However, the growth curve of GTFP will be different from the diversity of green innovation. Qian and Li [19] found that enterprise activities of green innovation have relatively higher performance in energy saving and consumption reduction, and the adjustment of the energy consumption structure is more conducive to improving the performance of carbon mitigation. Furthermore, some studies showed that the enforcement function of environmental regulation spurs enterprises to make green innovations to improve green productivity. According to Yuan and Chen [20], only strictly low-carbon regulation is helpful to improve the green innovation level. It has an indirectly positive U-shaped effect on the transformation of the manufacturing industry. In other words, green innovation has two effects on GTFP, not just a simple positive or a negative correlation. Thus, we propose the following hypothesis.

Hypothesis 1 (H1).

Green innovation has a nonlinear effect on green total factor productivity.

2.2. Green Innovation and Green Investment

The enterprise transformation of green technology achievements is mainly restricted by the factors such as capital, talent, and knowledge. These factors are significantly related to green investment. The empirical results of Lanjouw and Mody [21] show that there is a significant positive correlation between the investment in environmental protection and the number of green patents. In further research by Zhang and Wang [22], they found that the intensity of government environmental regulation not only improves the enterprise capability of green innovation but also has a positive effect on green investment.

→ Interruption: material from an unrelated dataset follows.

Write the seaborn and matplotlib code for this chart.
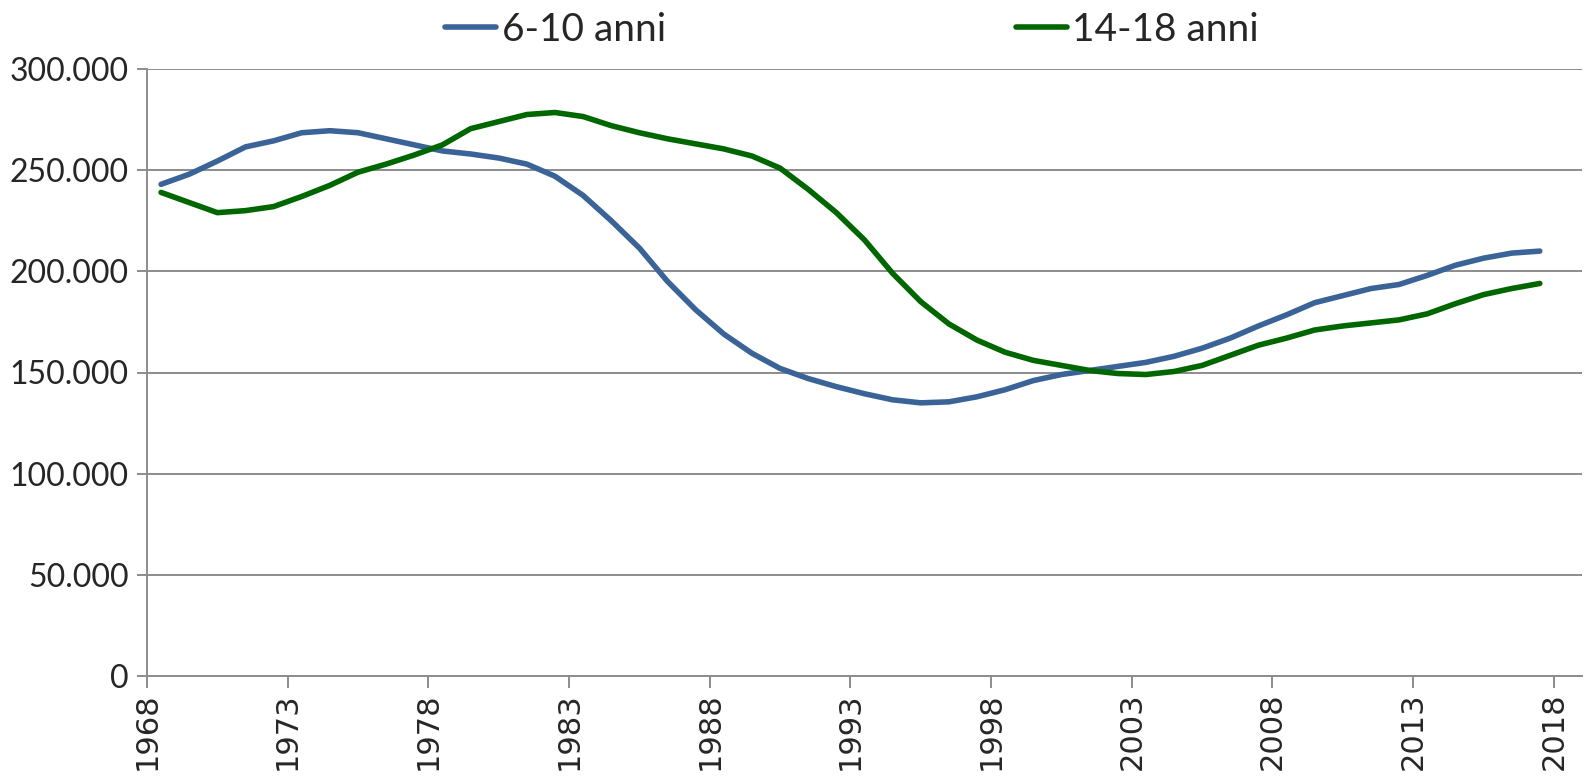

Some scholars also believed that it needs certain conditions for the relationship between green innovation and green investment. For example, Pei et al. [23] found that, although private investment can promote technological innovation, there is not a significant relationship between green investment and technology innovation under the effect of environmental regulation because it is the prerequisite of a good investment environment for enterprises to implement green innovation, and enterprise investment will be guided by low-carbon regulation in the process of green innovation. Therefore, we propose the following hypothesis.

Hypothesis 2 (H2).

There is a positive correlation between green innovation and green investment.

2.3. Mediating Role of Green Investment

The previous study has shown that investment efficiency is a necessary condition for the optimal allocation of factor resources [4], but the most current green investments are inefficient. There are two main reasons for this: on the one hand, the management model of enterprise investments was used to ignore resource allocation efficiency, and the low-carbon transformation of enterprise investment tends to remain at nongreen innovation, which caused many problems such as excessive redundancy. These problems usually make the pure technical efficiency and scale efficiency weak [4]; on the other hand, the enterprise capabilities of green investment not only have a positive effect on the efficiency of green technology but also have a negative effect on the scale efficiency of green performance. Generally speaking, the growth of green performance will lead to a gradual decline in green productivity [24].

Therefore, the green investment may cause a decrease in green productivity when enterprises focused solely on the benefits return. They should pay more attention to controlling environmental pollution if their willing wants to see a green productivity result. Only in this way can they reduce the undesired output and improve the environmental technological condition effectively. Thus, we propose the following hypothesis.

Hypothesis 3 (H3).

Green investments have nonlinear effects on green total factor productivity.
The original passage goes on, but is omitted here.